The Dinos women’s swim team won their first ever Canadian Interuniversity Sport title in 2009, finally wresting it away from the University of British Columbia Thunderbirds, while the men placed second behind the T-Birds.

Three football players drafted to CFL

Offensive lineman Dylan Steenbergen became the 13th Dino drafted in the first round of the Canadian Football League draft after he was picked seventh overall May 2. Safety James Green and linebacker Andrea Bonaventura were also drafted, 18th and 20th overall respectively, in the third round.

Steenbergen, who was selected by the Montreal Alouettes, is the first Dino to be chosen in the first round since offensive lineman Richard Yalowski was also drafted by the Alouettes in 2006.

Green joins former teammate Mark Dewit with the Toronto Argonauts and Bonaventura will head north to the Edmonton Eskimos. Green and Bonaventura were Canada West all-stars in 2008.

Since 1970, 97 Dinos players have been selected in the CFL draft.



Lecavalier still on the block, apparently

Despite multiple assurances to the contrary, the Tampa Bay Lightning are still interested in moving captain Vincent Lecavalier.

Trade rumours about the forward reached a frenzied peak during the NHL all-star game in Montreal in January, when the Quebec native was rumoured to be heading to the Montreal Canadiens. The trade never materialized and Lecavalier finished the season swimming with the bottom-feeding Lightning.

However, a report by TSN’s Darren Dreger suggests he could be on the move to the Los Angeles Kings in a package that might include 22-year-old defenceman Jack Johnson. Johnson, though, according to Barry Smith, head coach of Kontinental Hockey League team SKA St. Petersburg, is interested in signing a one-year deal to play in Russia. Smith was contacted by Johnson’s father, Jack Johnson Sr., about the possibility.

Though there probably is no good reason why Johnson would rather toil away in the hockey salt mines of Russia than play in Los Angeles or Tampa Bay, perhaps he’s interested in the solid perks the KHL offers its players, including mid-season, 30-per-cent salary rollbacks.

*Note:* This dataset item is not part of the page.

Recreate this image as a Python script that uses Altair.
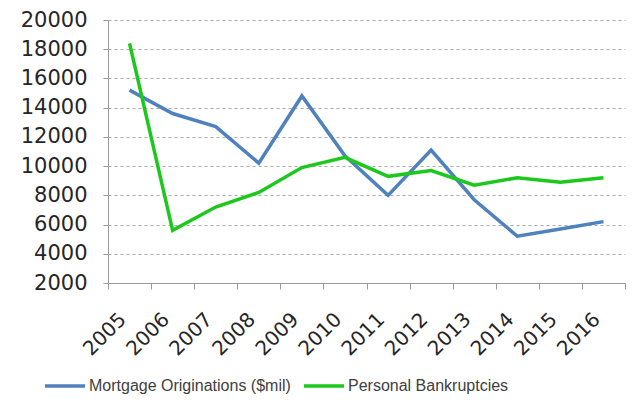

Johnson was originally drafted by the Carolina Hurricanes third overall in the 2005 NHL entry draft before he was traded in 2006 to the Kings after he refused to sign away from the University of Michigan.

Trade speculation on Lecavalier, in the mean time, is expected to continue until a no movement clause kicks in with the first year of his 11-year, $85-million contract extension with the Lightning on July 1. He won the Stanley Cup with the Lightning in 2004.